Schindlbeck: Oft bringen die Frauen eine jahrelange Leidensgeschichte mit, bis in der frauenärztlichen Praxis der Verdacht aufkommt und die Diagnose gestellt wird. Häufig besteht auch ein unerfüllter Kinderwunsch, der dann zur Abklärung führt. Die Endometriose kann die Eileiter betreffen und dort zu Verwachsungen und Verklebungen führen, so dass der Schwangerschaftseintritt erschwert ist. Auch deshalb ist eine frühzeitige Diagnose so wichtig, um die Endometriose nicht chronisch werden zu lassen und die Schwangerschaftschancen zu erhalten. Hierzu gehört immer ein Ultraschall, gelegentlich auch eine Kernspintomographie des Beckens (MRT). Den letztendlichen Nachweis erbringt jedoch nur eine operative Bauchspiegelung. Bei diesem ambulanten Eingriff wird in Narkose eine Kamera in den Bauchraum eingebracht, eine Gewebeprobe entnommen und die Endometrioseherde möglichst vollständig unter Sicht entfernt. Bei unerfülltem Kinderwunsch kann auch eine Durchspülung der Eileiter erfolgen, um die Chance auf Schwangerschaft zu erhöhen.
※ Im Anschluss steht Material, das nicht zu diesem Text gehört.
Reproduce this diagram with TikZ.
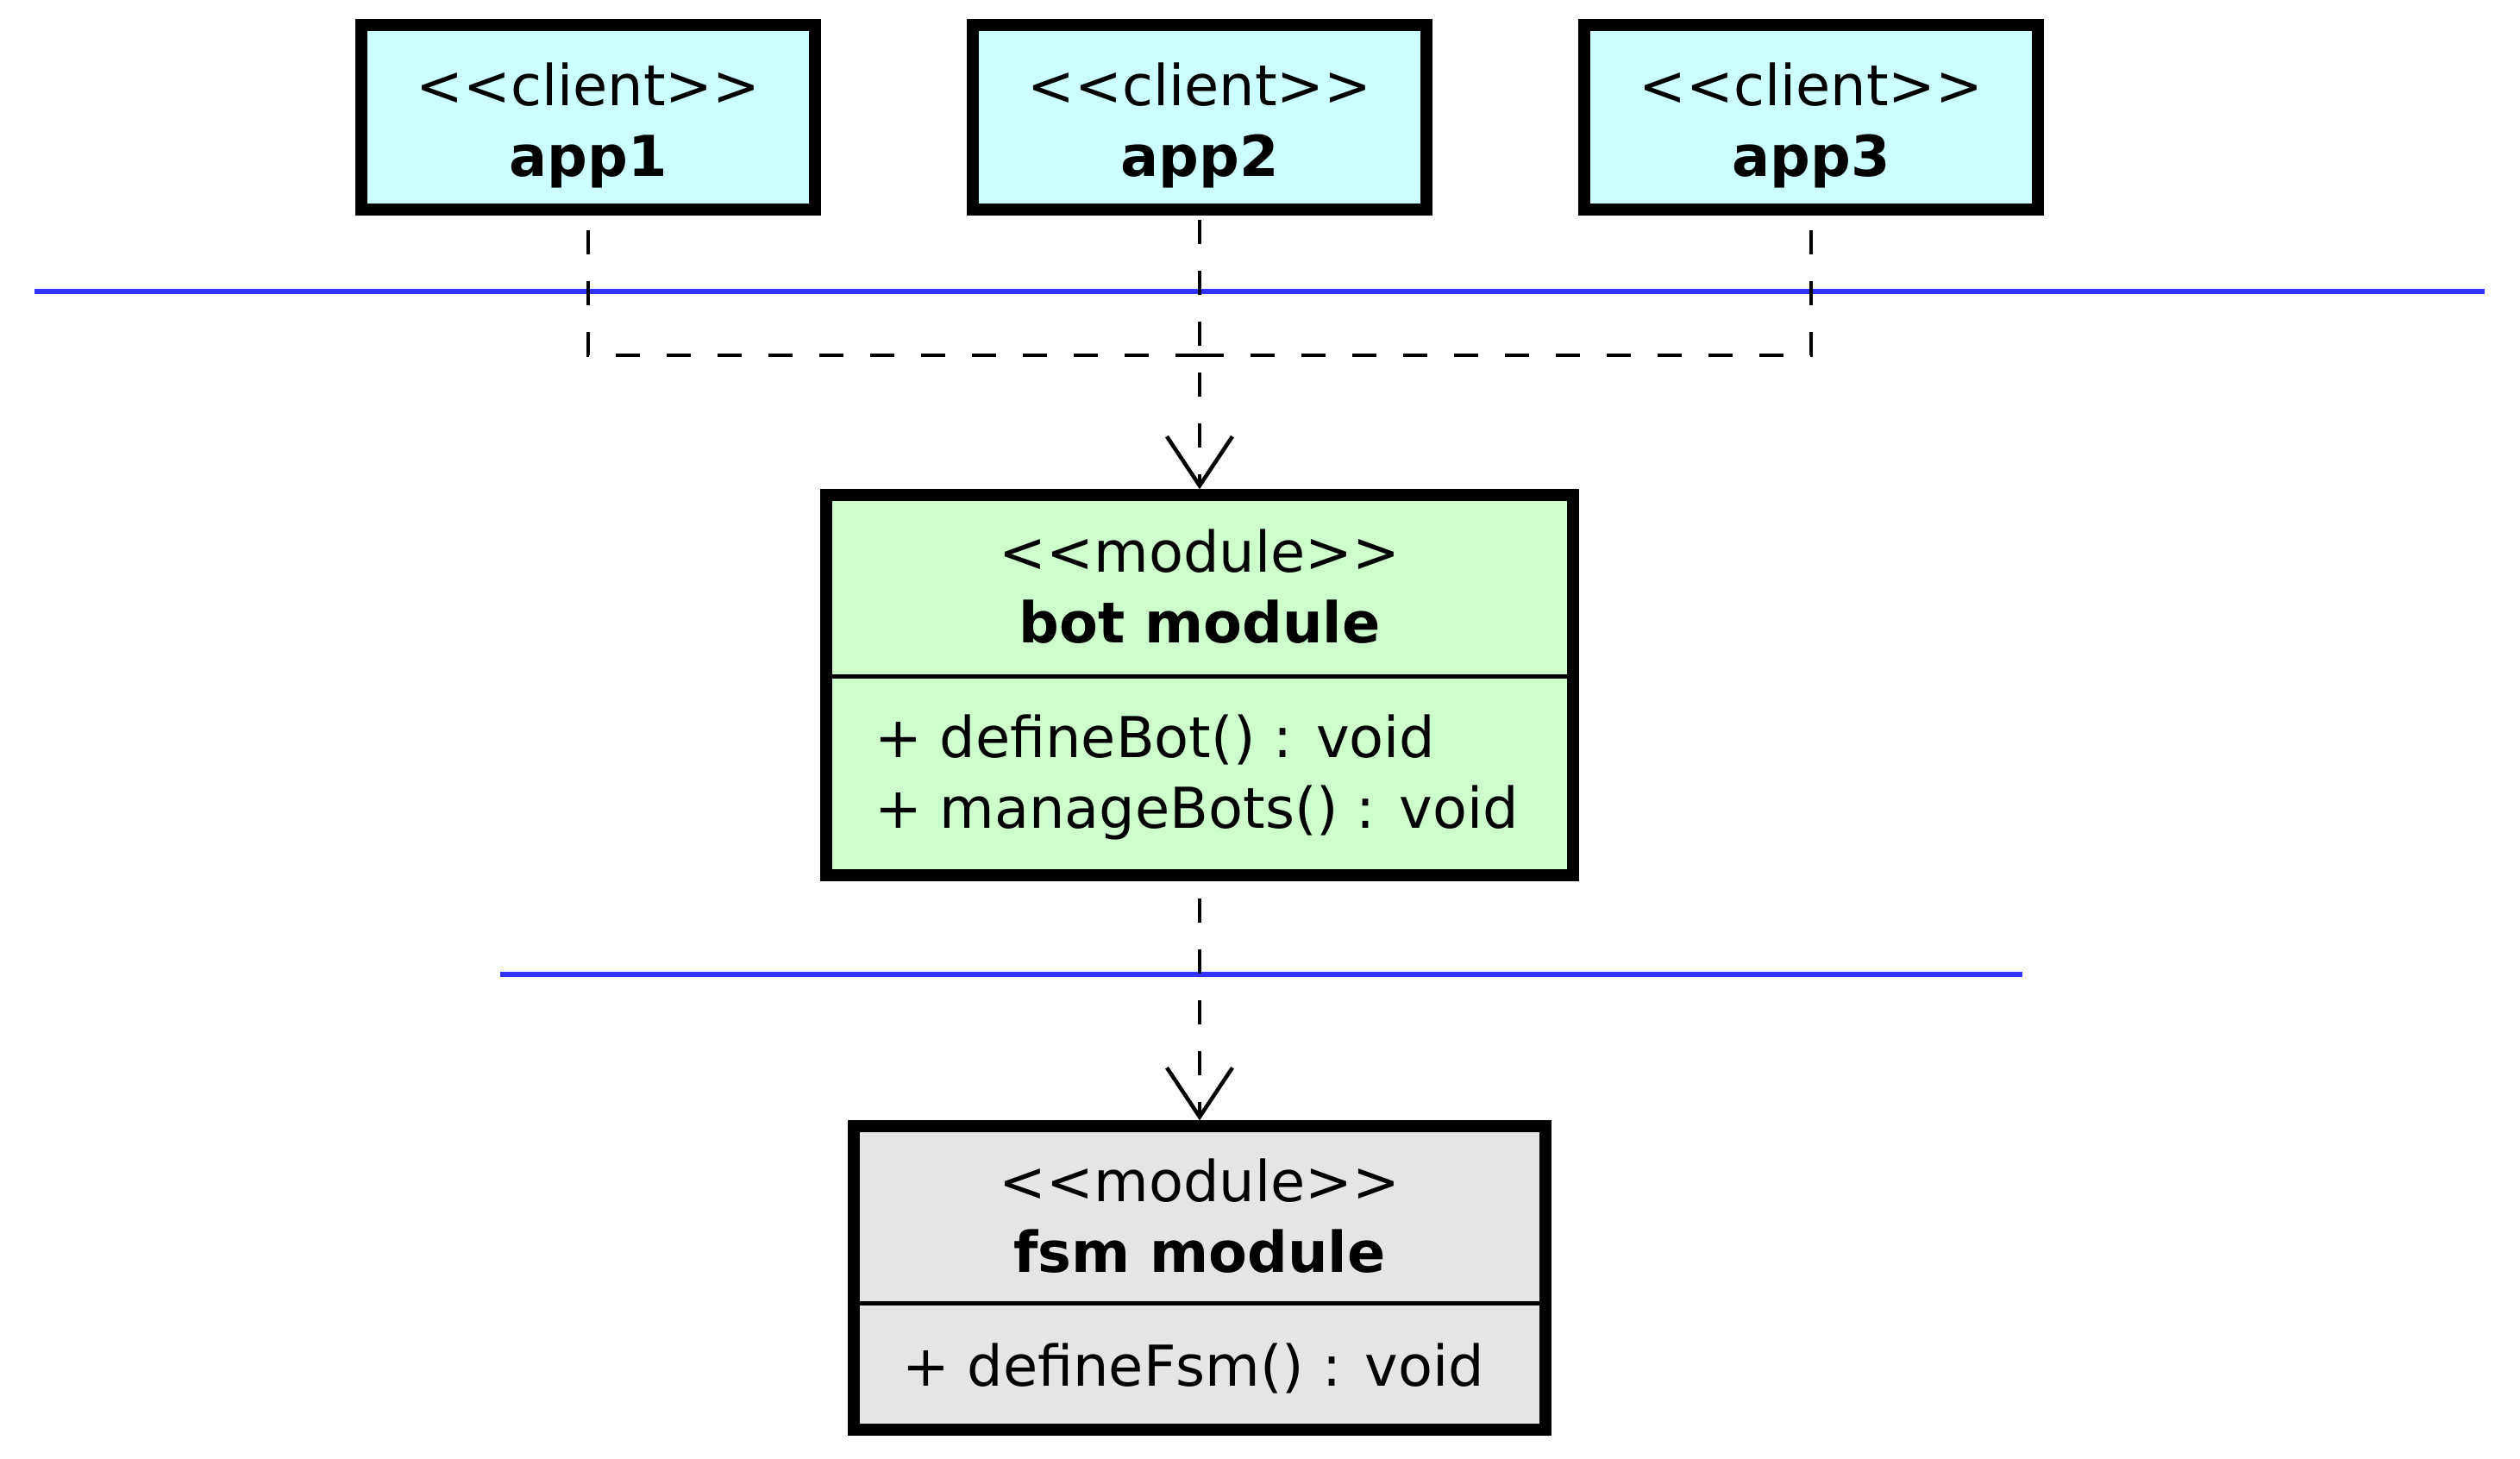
\documentclass[tikz,border=0pt]{standalone}
\usepackage{fontspec}
\setmainfont{DejaVu Sans}
\usetikzlibrary{calc, positioning}
\usetikzlibrary{arrows.meta}

\definecolor{clientfill}{HTML}{CCFFFF}
\definecolor{botfill}{HTML}{CCFFCC}
\definecolor{fsmfill}{HTML}{E5E5E5}
\definecolor{layerblue}{HTML}{3333FF}

\newcommand{\stereo}[1]{\textless\kern0pt\textless#1\textgreater\kern0pt\textgreater}

\begin{document}
\begin{tikzpicture}[
  font=\fontsize{18.6}{23.3}\selectfont,
  client/.style={draw, line width=3.8pt, fill=clientfill, minimum width=5.26cm, minimum height=2.14cm, align=center, inner sep=0pt},
  umlbox/.style={draw, line width=3.8pt, inner sep=0pt},
  title/.style={align=center, inner sep=0pt},
  ops/.style={align=left, inner sep=0pt, anchor=west},
  septhin/.style={line width=1.5pt},
  layer/.style={layerblue, line width=1.6pt},
  dep/.style={line width=1.3pt, dash pattern=on 0.28cm off 0.31cm},
  deparrow/.style={dep, -{Straight Barb[length=0.57cm, width=0.76cm]}}
]
\useasboundingbox (0,0) rectangle (29.22,-16.92);
\def\midx{13.91}
\coordinate (fork) at (\midx,-4.12);

% clients
\node[client] (app1) at (6.82,-1.36) {\rule{0pt}{0.68cm}\stereo{client}\\\textbf{app1}};
\node[client] (app2) at (\midx,-1.36) {\rule{0pt}{0.68cm}\stereo{client}\\\textbf{app2}};
\node[client] (app3) at (21.00,-1.36) {\rule{0pt}{0.68cm}\stereo{client}\\\textbf{app3}};

% modules
\node[umlbox, fill=botfill, minimum width=8.66cm, minimum height=4.41cm] (bot) at (\midx,-7.945) {};
\node[umlbox, fill=fsmfill, minimum width=8.02cm, minimum height=3.52cm] (fsm) at (\midx,-14.82) {};

\node[title] (bottitle) at ($(bot.north)+(0,-1.13)$) {\stereo{module}\\\textbf{bot module}};
\coordinate (botsep) at ($(bot.north)+(0,-2.17)$);
\draw[septhin] (bot.west |- botsep) -- (bot.east |- botsep);
\node[ops] (botops) at ($(bot.west |- botsep)+(0.62,-1.17)$) {+ defineBot() : void\\+ manageBots() : void};

\node[title] (fsmtitle) at ($(fsm.north)+(0,-1.11)$) {\stereo{module}\\\textbf{fsm module}};
\coordinate (fsmsep) at ($(fsm.north)+(0,-2.12)$);
\draw[septhin] (fsm.west |- fsmsep) -- (fsm.east |- fsmsep);
\node[ops] (fsmops) at ($(fsm.west |- fsmsep)+(0.62,-0.76)$) {+ defineFsm() : void};

% layer lines
\draw[layer] (0.40,-3.38) -- (28.81,-3.38);
\draw[layer] (5.80,-11.30) -- (23.45,-11.30);

% dependencies
\draw[dep, shorten <=0.17cm] (app1) |- (fork);
\draw[dep, shorten <=0.17cm] (app3) |- (fork);
\draw[deparrow, shorten <=0.05cm] (app2) -- (bot);
\draw[deparrow, shorten <=0.2cm] (bot) -- (fsm);
\end{tikzpicture}
\end{document}
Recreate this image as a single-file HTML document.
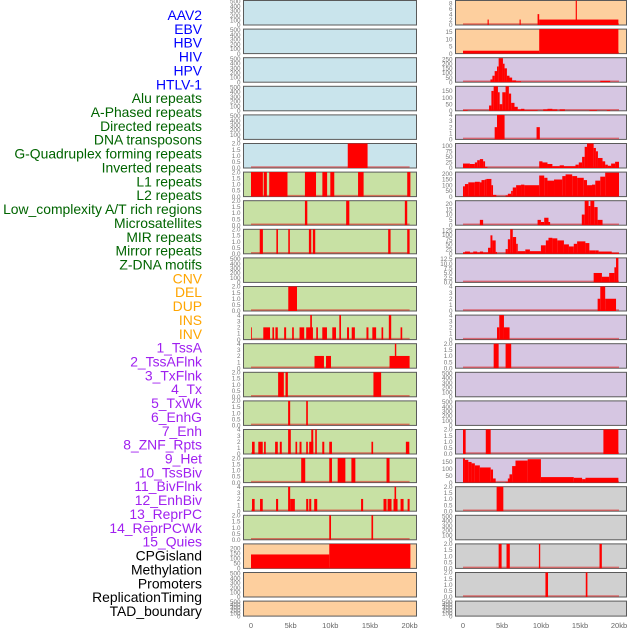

Wir hier an der Frauenklinik der Kliniken Südostbayern führen derartige Eingriffe etwa 10–15-mal pro Woche durch.

Wie kann die Gynäkologie helfen und gibt es neue Behandlungsmethoden oder Medikamente?

Schindlbeck: Auch hier hat sich einiges entwickelt und wir haben mittlerweile ein breites Behandlungsspektrum. Schon die Einnahme der „Pille“ kann die Schmerzen verbessern, was aber bei Kinderwunsch natürlich nicht möglich ist. Daneben gibt es medikamentöse Therapien zur Linderung der Schmerzen. Oftmals helfen auch konservative Maßnahmen oder pflanzliche Präparate. Ganz neu ist ein Medikament, das erst letztes Jahr im Oktober zugelassen wurde. Dieser Wirkstoff greift, wie die „Pille“, ebenfalls in den Hormonhaushalt der Frau ein und entzieht den Endometrioseherden die zum Wachstum erforderlichen Hormone, ähnlich dem natürlichen Verlauf nach den Wechseljahren. Allerdings ist dieses Medikament aktuell nur für Patientinnen zugelassen, die schon eine Hormontherapie oder eine Operation hatten und trotzdem noch Beschwerden haben.

Ist eine Schwangerschaft denn trotz Endometriose möglich?

Schindlbeck: Die Endometriose kann zu Verklebung oder Verschluss der Eileiter führen. Bei unerfülltem Kinderwunsch sollten die frauenärztlichen Praxen deshalb, nach Ausschluss anderer Ursachen, immer eine Bauchspiegelung mit Überprüfung der Eileiter-Durchgängigkeit empfehlen. Die gute Nachricht ist, dass selbst bei verschlossenen oder entfernten Eileitern durch die Möglichkeit der künstlichen Befruchtung (IVF) hohe Schwangerschaftsraten und vergleichbare Geburtenraten erreicht werden können wie bei spontanem Schwangerschaftseintritt.

Haben Sie noch Hinweise für die Frauen?

Schindlbeck: Generell gilt, je früher die Diagnose gestellt wird und die Therapie beginnt, desto besser. Darum nochmals mein Appell: Bitte gehen Sie immer regelmäßig zu Ihrer Gynäkologin oder Ihrem Gynäkologen und sprechen Sie Ihre Beschwerden an. Durch eine individuelle Behandlung kann die Lebensqualität erheblich gesteigert werden, sowohl die physische als auch die seelische.